By Ashley Smith
Like the contemporary hits Memento and Mulholland Drive, films dealing with a main character who struggles with memory loss and falls into a dangerous situation seem to be a safe bet for a good plot. Scott Frank, screenwriter for The Interpreter and Minority Report, continues this rising trend with his directorial debut in The Lookout, putting a new twist on the general plot with a talented cast of fresh, young faces.
The Lookout tells the story of Chris Pratt (Joseph Gordon-Levitt), an athletic, wealthy and idolized high school student who suffers a brain injury after a car accident. Chris is struggling with his new circumstances when he meets Gary (Matthew Goode) at a local bar.
Through his new friendship with Gary, Chris seems to be on the path to getting his old life back; he even has a new girlfriend, Luvlee, played by Isla Fisher (Wedding Crashers). Things finally seem to be looking up for Chris, that is until he realizes that Gary is drawing him into a scheme to rob the bank by which he is employed.
Gordon-Levitt (Brick) fits well in the title role, bringing to life a believable and charismatic Chris with whom viewers will be sure to sympathize. Gordon-Levitt’s performance is unfaltering. He
completely immerses himself in the character, continuously exudes an immense talent and is definitely someone to look out for in the future. This humble style and complete dedication grasps viewers and maintains their attention throughout the film, whether they are watching Chris searching for a can opener or planning a heist.
Goode proves himself a more versatile actor in the film, breaking away from the continuous flow of “good guy” roles that has filled his career in films such as Match Point and Imagine Me and You. Goode, a devious criminal with a sweet face, produces a character who will both engage and unnerve viewers.
The film also features well-known actor Jeff Daniels (The Squid and the Whale) in the role of Lewis, Chris’ older roommate and close friend.

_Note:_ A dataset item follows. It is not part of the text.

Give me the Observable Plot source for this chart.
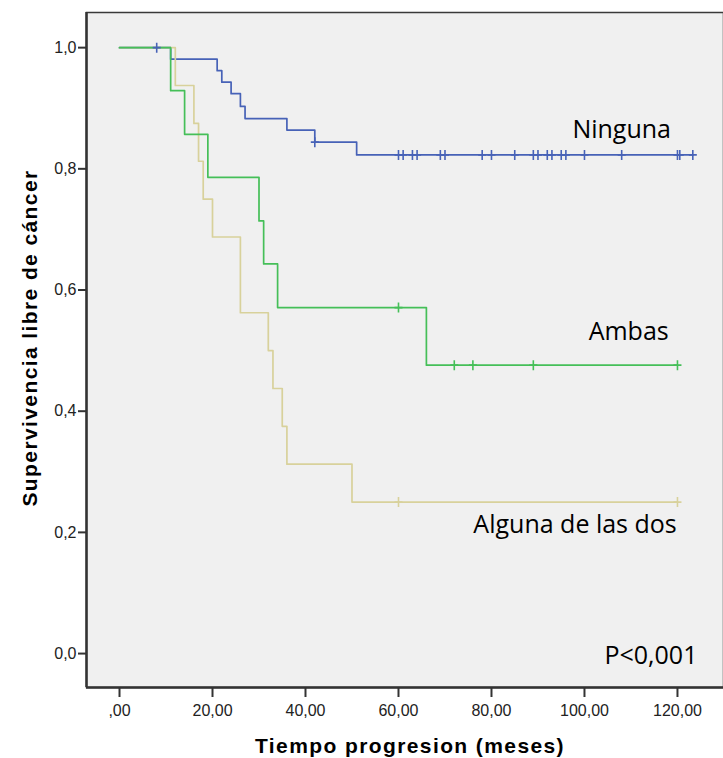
<!DOCTYPE html>
<html>
<head>
<meta charset="utf-8">
<script src="https://cdn.jsdelivr.net/npm/d3@7"></script>
<script src="https://cdn.jsdelivr.net/npm/@observablehq/plot@0.6"></script>
<style>
  html, body { margin: 0; padding: 0; background: #ffffff; }
  #chart { width: 723px; height: 758px; }
</style>
</head>
<body>
<div id="chart"></div>
<script>
// ---- Data ----
const groups = ["Ninguna", "Alguna de las dos", "Ambas"];
const groupColors = ["#4762b7", "#d8d19b", "#45bf58"];

// Ninguna (blue)
const ningunaTime = [0, 11, 21, 22, 24, 26, 27, 36, 42, 51, 123.3];
const ningunaSurv = [1, 0.981, 0.962, 0.943, 0.924, 0.903, 0.883, 0.864, 0.844, 0.823, 0.823];
const ningunaCensTime = [8, 42, 60, 61, 63, 64, 69, 70, 78, 80, 85, 89, 90, 92, 93, 95, 96, 100, 108, 120, 120.5, 123.3];
const ningunaCensSurv = [1, 0.844, 0.823, 0.823, 0.823, 0.823, 0.823, 0.823, 0.823, 0.823, 0.823, 0.823, 0.823, 0.823, 0.823, 0.823, 0.823, 0.823, 0.823, 0.823, 0.823, 0.823];

// Alguna de las dos (yellow)
const algunaTime = [0, 12, 16, 17, 18, 20, 26, 32, 33, 35, 36, 50, 120];
const algunaSurv = [1, 0.9375, 0.875, 0.8125, 0.75, 0.6875, 0.5625, 0.5, 0.4375, 0.375, 0.3125, 0.25, 0.25];
const algunaCensTime = [60, 120];
const algunaCensSurv = [0.25, 0.25];

// Ambas (green)
const ambasTime = [0, 11, 14, 19, 30, 31, 34, 66, 120];
const ambasSurv = [1, 0.929, 0.857, 0.786, 0.714, 0.643, 0.571, 0.476, 0.476];
const ambasCensTime = [60, 72, 76, 89, 120];
const ambasCensSurv = [0.571, 0.476, 0.476, 0.476, 0.476];

// Axis ticks
const xTicks = [0, 20, 40, 60, 80, 100, 120];
const xTickLabels = [",00", "20,00", "40,00", "60,00", "80,00", "100,00", "120,00"];
const yTicks = [0, 0.2, 0.4, 0.6, 0.8, 1.0];
const yTickLabels = ["0,0", "0,2", "0,4", "0,6", "0,8", "1,0"];
const xTitle = "Tiempo progresion (meses)";
const yTitle = "Supervivencia libre de cáncer";

// Annotations (data coordinates)
const noteText = ["Ninguna", "Ambas", "Alguna de las dos", "P<0,001"];
const noteTime = [97.4, 100.9, 76.1, 104.3];
const noteSurv = [0.8515, 0.518, 0.1997, -0.0165];

const xDomain = [-7.1, 129.9];
const yDomain = [-0.056, 1.058];

// ---- Build tables ----
function table(name, t, s) { return t.map((d, i) => ({group: name, t: d, s: s[i]})); }
const curves = [
  table(groups[0], ningunaTime, ningunaSurv),
  table(groups[1], algunaTime, algunaSurv),
  table(groups[2], ambasTime, ambasSurv)
];
const censors = [
  table(groups[0], ningunaCensTime, ningunaCensSurv),
  table(groups[1], algunaCensTime, algunaCensSurv),
  table(groups[2], ambasCensTime, ambasCensSurv)
];
const notes = noteText.map((d, i) => ({text: d, t: noteTime[i], s: noteSurv[i]}));

const censorSymbol = {
  draw(context, size) {
    const r = Math.sqrt(size / Math.PI);
    context.moveTo(0, -r); context.lineTo(0, r);
    context.moveTo(-r * 0.8, 0); context.lineTo(r * 0.8, 0);
  }
};

const marks = [
  Plot.frame({fill: "#f0f0f0", stroke: "#3a3a3a", strokeWidth: 1.5}),
];
curves.forEach((c, i) => {
  marks.push(Plot.line(c, {x: "t", y: "s", curve: "step-after", stroke: groupColors[i], strokeWidth: 1.7}));
});
censors.forEach((c, i) => {
  marks.push(Plot.dot(c, {x: "t", y: "s", r: 5, symbol: censorSymbol, stroke: groupColors[i], strokeWidth: 1.6, fill: "none"}));
});
marks.push(
  Plot.ruleX([xDomain[0]], {stroke: "#333", strokeWidth: 2.5}),
  Plot.ruleY([yDomain[0]], {stroke: "#333", strokeWidth: 2.5}),
  Plot.axisX(xTicks, {tickFormat: d => xTickLabels[xTicks.indexOf(d)], tickSize: 10, tickPadding: 7, stroke: "#333", strokeWidth: 2, label: null, fontSize: 16, fill: "#222"}),
  Plot.axisY(yTicks, {tickFormat: d => yTickLabels[yTicks.indexOf(d)], tickSize: 8, tickPadding: 2, stroke: "#333", strokeWidth: 2, label: null, fontSize: 16, fill: "#222"}),
  Plot.text(notes, {x: "t", y: "s", text: "text", textAnchor: "start", lineAnchor: "bottom", fontSize: 25, fill: "#000", fontFamily: "Open Sans"}),
  Plot.text([xTitle], {frameAnchor: "bottom", dx: 5, dy: 65, textAnchor: "middle", lineAnchor: "bottom", fontSize: 21, fontWeight: "bold", fill: "#000"}),
  Plot.text([yTitle], {frameAnchor: "left", dx: -50, dy: -12, rotate: -90, textAnchor: "middle", lineAnchor: "bottom", fontSize: 21, fontWeight: "bold", fill: "#000"})
);

const chart = Plot.plot({
  width: 723,
  height: 758,
  marginLeft: 86,
  marginRight: 0,
  marginTop: 12,
  marginBottom: 71,
  x: {domain: xDomain},
  y: {domain: yDomain},
  style: {fontFamily: "'Liberation Sans', Arial, sans-serif", fontSize: "16px", background: "#ffffff", color: "#222"},
  marks
});
// Wider letter spacing on the axis titles, as in the reference
d3.select(chart).selectAll("text").filter(function() {
  return this.textContent === xTitle || this.textContent === yTitle;
}).attr("letter-spacing", "1.4px");
document.getElementById("chart").appendChild(chart);
</script>
</body>
</html>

Despite the amount of experience that Daniels brings to the role, his character still only functions to add in a few plot twists and filter in facets of Chris’ character.
Director Scott Frank also works as the film’s writer, bringing his knack for thriller and suspense plots to the story line. This film is a knockout coming from a first-time director. Through the clever use of filming techniques and cinematic style, Frank’s directorial approach helps to
enliven the story in a way that can be appreciated by both viewers with a background in cinema and the average moviegoer.
At times the film borders on being yet another all-too-trite teen drama; the romance between Luvlee and Chris is quite lackluster, suggesting that Fischer may be better off in teen comedies than more serious dramas.
In addition, Frank also experiments with dream sequences that are completely out of place and which the film could function much better without. Despite these flaws The Lookout manages to save itself with a few clever plot twists and strong performances from Gordon-Levitt and Goode combined with Frank’s overall technique.
The Lookout is a wonderful showcase for the talent of its young actors and debuting director. Though the film does take some risks with casting and technique it is sure to be a hit with audiences overall. The Lookout is undoubtedly a great film worth keeping an eye out for.